Director Stephen Barlow and Designer Yannis Thavoris add imagination. Acts I and III offer the illusion of a Roman church, inside and out. To begin, the artist Cavaradossi paints and walks on a colossal mural set on a highly raked stage.
After an elaborate Te Deum ceremony where church officials enact part of the Mass, the set rolls up and Scarpia holds forth in a magnificent apartment. Hypocrite that he is, Scarpia stands beneath a giant painting of Zeus Triumphant. His seduction of Tosca gets physically brutal, and when Tosca seeks revenge, the tension ascends right up to the final rooftop scene.
Santa Fe’s “Tosca” enhances the company’s reputation for high concept design and direction, not to mention superb performances throughout.
The goddess: Leila, Bizet’s heroine in “The Pearl Fishers,” doesn’t have Scarpia to poison her love triangle. Semi-divine, Leila (soprano Nicole Cabell) complicates her duties as overseer of ancient religious rites with womanly feelings. Two best friends from childhood seek her love and complete the triangle: Zurga (baritone Christopher Magiera) and Nadir (tenor Eric Cutler). Both are good men; the villain is Fate. Bizet’s early opera, composed at age 24, is largely about friendship, partly about romantic love and lastly about pearl fishing.

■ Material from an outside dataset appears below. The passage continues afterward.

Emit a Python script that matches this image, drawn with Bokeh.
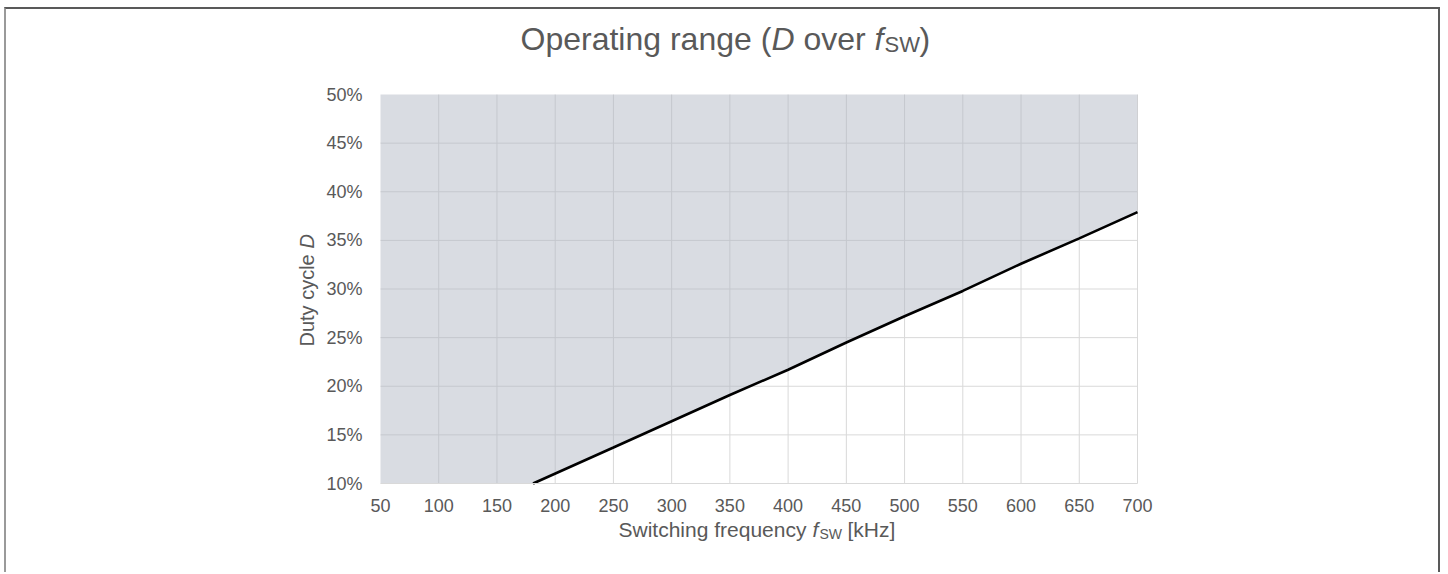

Director Lee Blakeley underscores the Romantic fascination with all things Oriental. Composed in 1863, the opera reflected a heightened interest in the exotic, hence a set with colossal ruins signifying pagan religion and costumes befitting an idea of hot and steamy Ceylon.
When disaster strikes, it’s the hand of Fate. In one flashback, Leila appears seated on a gigantic hand rising from the sea. It’s one of many effects that gives this production the quality of a dream.
Bizet’s sinuous melodic lines weave through the score like threads in an Oriental carpet. Carried by English horns, oboes, flutes and the occasional harp, the lines create a musical texture foreshadowing the composer’s most famous work, “Carmen.” Fortunately for Leila, “Pearl Fishers” has a happier ending.
The poor-little-rich-girl: Arabella (soprano Erin Wall) is the only hope of the aristocratic Waldner family to pull them out of debt. Elegant and self-possessed, she’s the calm center of a comedic storm as her gambling father (Dale Travis) and flustered mother (Victoria Livengood) search for a wealthy son-in-law.
Sounds a bit like a Jane Austen plot, doesn’t it? Well, the comparison fits, beginning with a mother’s distress and father’s detachment. But Strauss and his librettist Hofmannsthal deliver a family conundrum set in a European capital in the 1850s with a long list of suitable suitors. Strauss provides a big orchestral score, luscious arias and a Viennese ball.
British Director Tim Albery gives the production a spare-but-elegant, pale gray atmosphere. Into this world, Mandryka (baritone Mark Delavan) arrives. A rough Croatian landowner, he’s an outsider in more ways than his burly overcoat and brown tweed suit imply. His negotiation with Count Waldner is the comic highlight.
Richard Strauss’ drawing-room comedy turned out to be the non-exotic outlier in the Santa Fe season. Arabella turned out to be the sane voice of reason in a sea of divas. Who would have thought?